Problem details =>
Quote all of the data exactly as given. Skip every picture it contains.

Records provided =>

.....

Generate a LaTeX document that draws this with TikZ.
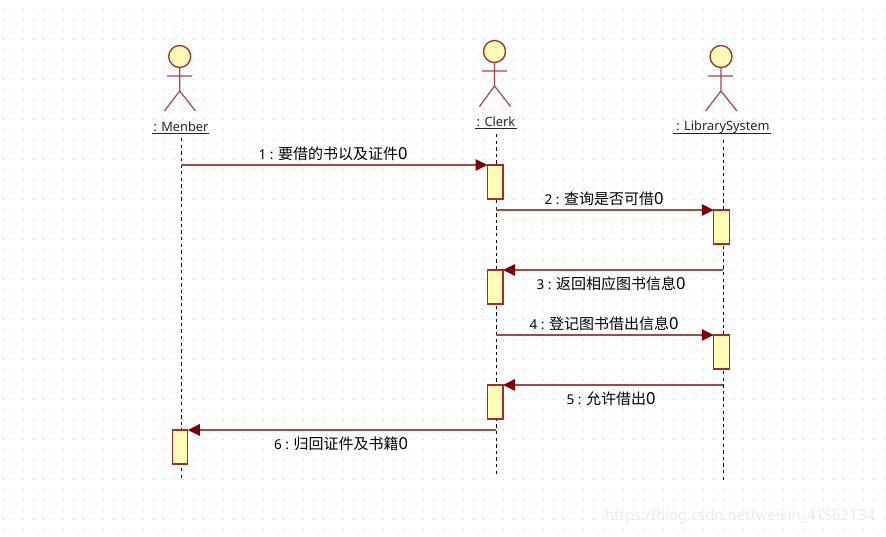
\documentclass[tikz,border=0pt]{standalone}
\usepackage{fontspec}
\setmainfont{Noto Sans}
\newfontfamily\cjk{Noto Sans CJK SC}
\usetikzlibrary{arrows.meta}
\definecolor{umlline}{HTML}{A04A4A}
\definecolor{umlborder}{HTML}{A02C2C}
\definecolor{umlfill}{HTML}{FFFDB5}
\definecolor{umlhead}{HTML}{800000}
\definecolor{griddot}{HTML}{CCCCCC}
\definecolor{labeltext}{HTML}{1E2630}
\tikzset{
  griddotstyle/.style={fill=griddot},
  activebox/.style={draw=umlborder,fill=umlfill,line width=1.3pt,minimum width=15.5pt,minimum height=34pt,inner sep=0pt,outer sep=0pt},
  actorhead/.style={circle,draw=umlborder,fill=umlfill,line width=1.3pt,minimum size=22pt,inner sep=0pt,outer sep=0pt},
  actorline/.style={draw=umlline,line width=1.2pt},
  lifeline/.style={draw=black,line width=0.95pt,dash pattern=on 3.4pt off 3.2pt},
  msg/.style={draw=umlline,line width=1.5pt,-{Triangle[length=12pt,width=11.5pt,color=umlhead,fill=umlhead]}},
  objlabel/.style={text=labeltext,font=\fontsize{12.8}{14}\selectfont,inner sep=0pt},
  underlinestyle/.style={draw=labeltext,line width=1.1pt},
  msglabel/.style={text=black,font=\fontsize{13.5}{15}\selectfont,inner sep=0pt},
  watermark/.style={text=gray!16,font=\fontsize{14.8}{16}\selectfont,inner sep=0pt}
}
\newcommand{\zh}[1]{{\cjk\fontsize{15}{16}\selectfont #1}{\fontsize{16.5}{16}\selectfont 0}}
\begin{document}
\begin{tikzpicture}[x=1pt,y=-1pt]
\useasboundingbox (0,0) rectangle (886,536);
\fill[white] (0,0) rectangle (886,536);
% dotted canvas
\foreach \gx in {3,13,...,883}
  \foreach \gy in {9,19,...,529}
    \fill[griddotstyle] (\gx-0.5,\gy-0.5) rectangle (\gx+0.5,\gy+0.5);
% lifeline ends
\coordinate (mtop) at (181,138); \coordinate (mbot) at (181,480);
\coordinate (ctop) at (496,134); \coordinate (cbot) at (496,475);
\coordinate (ltop) at (723,140); \coordinate (lbot) at (723,480);
\draw[lifeline] (mtop) -- (mbot);
\draw[lifeline] (ctop) -- (cbot);
\draw[lifeline] (ltop) -- (lbot);
% actors
\node[actorhead] (mh) at (179.7,56.5) {};
\coordinate (mhip) at (179.7,91);
\coordinate (mal) at (167,76); \coordinate (mar) at (192,76);
\coordinate (mll) at (164.5,111); \coordinate (mlr) at (195.5,111);
\draw[actorline] (mh.south) -- (mhip) (mal) -- (mar) (mll) -- (mhip) -- (mlr);
\node[actorhead] (ch) at (494.5,51.5) {};
\coordinate (chip) at (494.5,86);
\coordinate (cal) at (482,71); \coordinate (car) at (507,71);
\coordinate (cll) at (479.5,106.5); \coordinate (clr) at (510.5,106.5);
\draw[actorline] (ch.south) -- (chip) (cal) -- (car) (cll) -- (chip) -- (clr);
\node[actorhead] (lh) at (721,56.5) {};
\coordinate (lhip) at (721,91);
\coordinate (lal) at (708,76); \coordinate (lar) at (733,76);
\coordinate (lll) at (705.5,111); \coordinate (llr) at (737,111);
\draw[actorline] (lh.south) -- (lhip) (lal) -- (lar) (lll) -- (lhip) -- (llr);
% object labels
\node[objlabel] (mlabel) at (181,127) {: Menber};
\draw[underlinestyle] (152,133.7) -- (209,133.7);
\node[objlabel] (clabel) at (496,122) {: Clerk};
\draw[underlinestyle] (475,128.7) -- (517,128.7);
\node[objlabel] (llabel) at (723,127) {: LibrarySystem};
\draw[underlinestyle] (673,133.7) -- (771,133.7);
% activations
\node[activebox] (a1) at (495.3,182) {};
\node[activebox] (b1) at (721.5,227) {};
\node[activebox] (a2) at (495.3,287) {};
\node[activebox] (b2) at (721.5,352) {};
\node[activebox] (a3) at (495.3,402) {};
\node[activebox] (m1) at (180,447) {};
% message end points
\coordinate (s1) at (181,165);
\coordinate (e1) at (a1.north west);
\coordinate (s2) at (496,210);
\coordinate (e2) at (b1.north west);
\coordinate (s3) at (723,270);
\coordinate (e3) at (a2.north east);
\coordinate (s4) at (496,335);
\coordinate (e4) at (b2.north west);
\coordinate (s5) at (723,385);
\coordinate (e5) at (a3.north east);
\coordinate (s6) at (496,430);
\coordinate (e6) at (m1.north east);
\draw[msg] (s1) -- (e1);
\draw[msg] (s2) -- (e2);
\draw[msg] (s3) -- (e3);
\draw[msg] (s4) -- (e4);
\draw[msg] (s5) -- (e5);
\draw[msg] (s6) -- (e6);
% message labels
\node[msglabel] (t1) at (333,154) {1 : \zh{要借的书以及证件}};
\node[msglabel] (t2) at (604,199) {2 : \zh{查询是否可借}};
\node[msglabel] (t3) at (611,284) {3 : \zh{返回相应图书信息}};
\node[msglabel] (t4) at (604,324) {4 : \zh{登记图书借出信息}};
\node[msglabel] (t5) at (611,399) {5 : \zh{允许借出}};
\node[msglabel] (t6) at (341,444) {6 : \zh{归回证件及书籍}};
% watermark
\node[watermark,anchor=west] (wm) at (605,517) {https://blog.csdn.net/weixin\_41562134};
\end{tikzpicture}
\end{document}
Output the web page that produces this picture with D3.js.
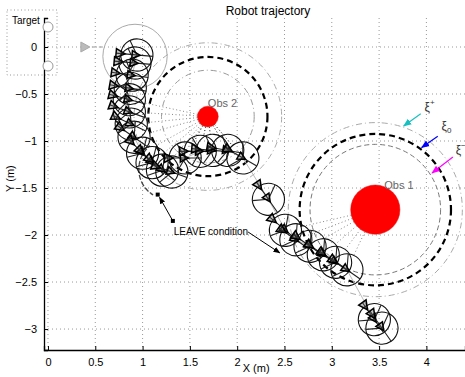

.....

Exercise solution =>
Generate a LaTeX document that draws this with TikZ.
\documentclass[tikz,border=0pt]{standalone}
\usepackage{fontspec}
\setmainfont{Noto Sans}
\newfontfamily\cjk{Noto Sans CJK SC}
\usetikzlibrary{arrows.meta}
\definecolor{umlline}{HTML}{A04A4A}
\definecolor{umlborder}{HTML}{A02C2C}
\definecolor{umlfill}{HTML}{FFFDB5}
\definecolor{umlhead}{HTML}{800000}
\definecolor{griddot}{HTML}{CCCCCC}
\definecolor{labeltext}{HTML}{1E2630}
\tikzset{
  griddotstyle/.style={fill=griddot},
  activebox/.style={draw=umlborder,fill=umlfill,line width=1.3pt,minimum width=15.5pt,minimum height=34pt,inner sep=0pt,outer sep=0pt},
  actorhead/.style={circle,draw=umlborder,fill=umlfill,line width=1.3pt,minimum size=22pt,inner sep=0pt,outer sep=0pt},
  actorline/.style={draw=umlline,line width=1.2pt},
  lifeline/.style={draw=black,line width=0.95pt,dash pattern=on 3.4pt off 3.2pt},
  msg/.style={draw=umlline,line width=1.5pt,-{Triangle[length=12pt,width=11.5pt,color=umlhead,fill=umlhead]}},
  objlabel/.style={text=labeltext,font=\fontsize{12.8}{14}\selectfont,inner sep=0pt},
  underlinestyle/.style={draw=labeltext,line width=1.1pt},
  msglabel/.style={text=black,font=\fontsize{13.5}{15}\selectfont,inner sep=0pt},
  watermark/.style={text=gray!16,font=\fontsize{14.8}{16}\selectfont,inner sep=0pt}
}
\newcommand{\zh}[1]{{\cjk\fontsize{15}{16}\selectfont #1}{\fontsize{16.5}{16}\selectfont 0}}
\begin{document}
\begin{tikzpicture}[x=1pt,y=-1pt]
\useasboundingbox (0,0) rectangle (886,536);
\fill[white] (0,0) rectangle (886,536);
% dotted canvas
\foreach \gx in {3,13,...,883}
  \foreach \gy in {9,19,...,529}
    \fill[griddotstyle] (\gx-0.5,\gy-0.5) rectangle (\gx+0.5,\gy+0.5);
% lifeline ends
\coordinate (mtop) at (181,138); \coordinate (mbot) at (181,480);
\coordinate (ctop) at (496,134); \coordinate (cbot) at (496,475);
\coordinate (ltop) at (723,140); \coordinate (lbot) at (723,480);
\draw[lifeline] (mtop) -- (mbot);
\draw[lifeline] (ctop) -- (cbot);
\draw[lifeline] (ltop) -- (lbot);
% actors
\node[actorhead] (mh) at (179.7,56.5) {};
\coordinate (mhip) at (179.7,91);
\coordinate (mal) at (167,76); \coordinate (mar) at (192,76);
\coordinate (mll) at (164.5,111); \coordinate (mlr) at (195.5,111);
\draw[actorline] (mh.south) -- (mhip) (mal) -- (mar) (mll) -- (mhip) -- (mlr);
\node[actorhead] (ch) at (494.5,51.5) {};
\coordinate (chip) at (494.5,86);
\coordinate (cal) at (482,71); \coordinate (car) at (507,71);
\coordinate (cll) at (479.5,106.5); \coordinate (clr) at (510.5,106.5);
\draw[actorline] (ch.south) -- (chip) (cal) -- (car) (cll) -- (chip) -- (clr);
\node[actorhead] (lh) at (721,56.5) {};
\coordinate (lhip) at (721,91);
\coordinate (lal) at (708,76); \coordinate (lar) at (733,76);
\coordinate (lll) at (705.5,111); \coordinate (llr) at (737,111);
\draw[actorline] (lh.south) -- (lhip) (lal) -- (lar) (lll) -- (lhip) -- (llr);
% object labels
\node[objlabel] (mlabel) at (181,127) {: Menber};
\draw[underlinestyle] (152,133.7) -- (209,133.7);
\node[objlabel] (clabel) at (496,122) {: Clerk};
\draw[underlinestyle] (475,128.7) -- (517,128.7);
\node[objlabel] (llabel) at (723,127) {: LibrarySystem};
\draw[underlinestyle] (673,133.7) -- (771,133.7);
% activations
\node[activebox] (a1) at (495.3,182) {};
\node[activebox] (b1) at (721.5,227) {};
\node[activebox] (a2) at (495.3,287) {};
\node[activebox] (b2) at (721.5,352) {};
\node[activebox] (a3) at (495.3,402) {};
\node[activebox] (m1) at (180,447) {};
% message end points
\coordinate (s1) at (181,165);
\coordinate (e1) at (a1.north west);
\coordinate (s2) at (496,210);
\coordinate (e2) at (b1.north west);
\coordinate (s3) at (723,270);
\coordinate (e3) at (a2.north east);
\coordinate (s4) at (496,335);
\coordinate (e4) at (b2.north west);
\coordinate (s5) at (723,385);
\coordinate (e5) at (a3.north east);
\coordinate (s6) at (496,430);
\coordinate (e6) at (m1.north east);
\draw[msg] (s1) -- (e1);
\draw[msg] (s2) -- (e2);
\draw[msg] (s3) -- (e3);
\draw[msg] (s4) -- (e4);
\draw[msg] (s5) -- (e5);
\draw[msg] (s6) -- (e6);
% message labels
\node[msglabel] (t1) at (333,154) {1 : \zh{要借的书以及证件}};
\node[msglabel] (t2) at (604,199) {2 : \zh{查询是否可借}};
\node[msglabel] (t3) at (611,284) {3 : \zh{返回相应图书信息}};
\node[msglabel] (t4) at (604,324) {4 : \zh{登记图书借出信息}};
\node[msglabel] (t5) at (611,399) {5 : \zh{允许借出}};
\node[msglabel] (t6) at (341,444) {6 : \zh{归回证件及书籍}};
% watermark
\node[watermark,anchor=west] (wm) at (605,517) {https://blog.csdn.net/weixin\_41562134};
\end{tikzpicture}
\end{document}
Output the web page that produces this picture with D3.js.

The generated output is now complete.